2. Non-compliance with Section 124(a) of the Customs Act: The petitioners argued that no show-cause notice as required by Section 124(a) of the Customs Act was issued within six months of the seizure, nor was the period extended by the Collector of Customs. The court found substance in this contention, as the respondents admitted that no such notice was issued, nor was the period extended. Consequently, the seizure was rendered invalid due to non-compliance with Section 124(a).
3. Jurisdiction and Reasonable Belief for Seizure and Confiscation: The petitioners claimed that there was no material evidence to support a reasonable belief that the seized amount was the sale proceeds of smuggled gold, and thus the seizure under Section 110 and confiscation under Section 121 were without jurisdiction. The respondents maintained that the seizure was based on a reasonable belief and due application of mind. However, the court noted the lack of a show-cause notice and the absence of sufficient cause for extending the period, leading to the conclusion that the seizure lacked jurisdiction.

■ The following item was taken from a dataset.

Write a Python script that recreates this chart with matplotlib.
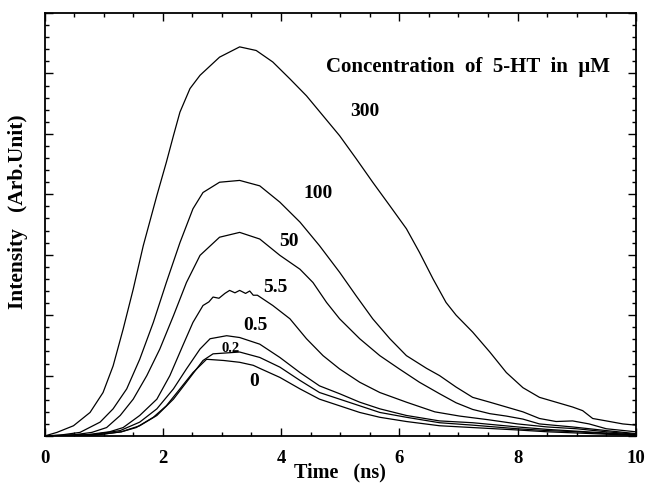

4. Allegations of Coercion and Duress: The petitioners alleged that the statements recorded by the Customs Authorities were under duress and coercion, and they were not provided copies of these statements. The respondents denied these allegations. The court did not delve deeply into this issue, focusing instead on the procedural lapses in the seizure process.
5. Constitutional Validity of the Seizure Orders: The petitioners argued that the seizure orders violated Articles 14, 19(1)(g), and 300-A of the Constitution of India. The court found the seizure orders to be ineffective and quashed them due to procedural non-compliance, thus indirectly addressing the constitutional concerns.
Conclusion: The court allowed the writ petition, declaring the seizure orders dated January 1, 1988, ineffective and quashing them. The court emphasized the non-compliance with Section 124(a) of the Customs Act and the lack of an extended period for issuing a show-cause notice, rendering the seizure invalid. The currency notes, currently in police custody, were ordered to be returned to the petitioners. No order as to costs was made.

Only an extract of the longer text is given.